PSILOGO

Laboratory for Particle Physics (LTP)


LTP Colloquium

Autonomous Vision-controlled Micro Flying Robots: Challenges and Opportunities

Thursday, February 27, 2014, 16:00
OSGA/E6

D. Scaramuzza, U. of Zurich

Abstract:
In the last two years, we have heard a lot of news about drones, small autonomous flying vehicles. Flying robots have numerous advantages over ground vehicles: they can get access to environments where humans cannot get access to and, furthermore, they have much more agility than any other ground vehicle. Unfortunately, their dynamics makes them extremely difficult to control and this is particularly true in GPS-denied environments. In this talk, I will present challenges and results for both ground vehicles and flying robots, from localization in GPS-denied environments to motion estimation. I will show several experiments and real-world applications where these systems perform successfully and those where their applications is still limited by the current technology.

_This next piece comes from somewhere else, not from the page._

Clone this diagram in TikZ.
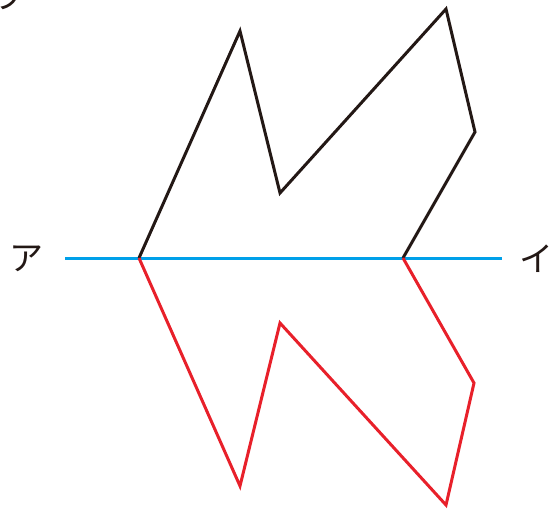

Davide Scaramuzza (1980, Italian) is Professor of Robotics at the University of Zurich and Adjunct Faculty at ETH Zurich. He is founder and director of the Robotics and Perception Group (http://rpg.ifi.uzh.ch). He received his PhD (2008) in Robotics and Computer Vision at ETH Zurich. He was Postdoc at both ETH Zurich (with Roland Siegwart) and the University of Pennsylvania (with Vijay Kumar), where he worked on autonomous navigation of micro aerial vehicles. From 2009 to 2012, he led the European project 'SFLY', which focused on autonomous navigation of micro helicopters in GPS-denied environments using vision as the main sensor modality. For his research, he was awarded the IEEE Robotics and Automation Early Career Award (2014), a Google Research Award (2014), the European Young Researcher Award (2012), and the Robotdalen Scientific Award (2009). He is coauthor of the 2nd edition of the book “Introduction to Autonomous Mobile Robots” (MIT Press). He is also author of the first open-source Omnidirectional Camera Calibration Toolbox for MATLAB, which, besides thousands of downloads worldwide, is also currently used at NASA, Philips, Bosch, and Daimler. Finally, he is author of several top-ranked robotics and computer vision journals. His research interests are field and service robotics, intelligent vehicles, and computer vision. Specifically, he investigates the use of cameras as the main sensors for robot navigation, mapping, exploration, reasoning, and interpretation. His interests encompass both ground and flying vehicles.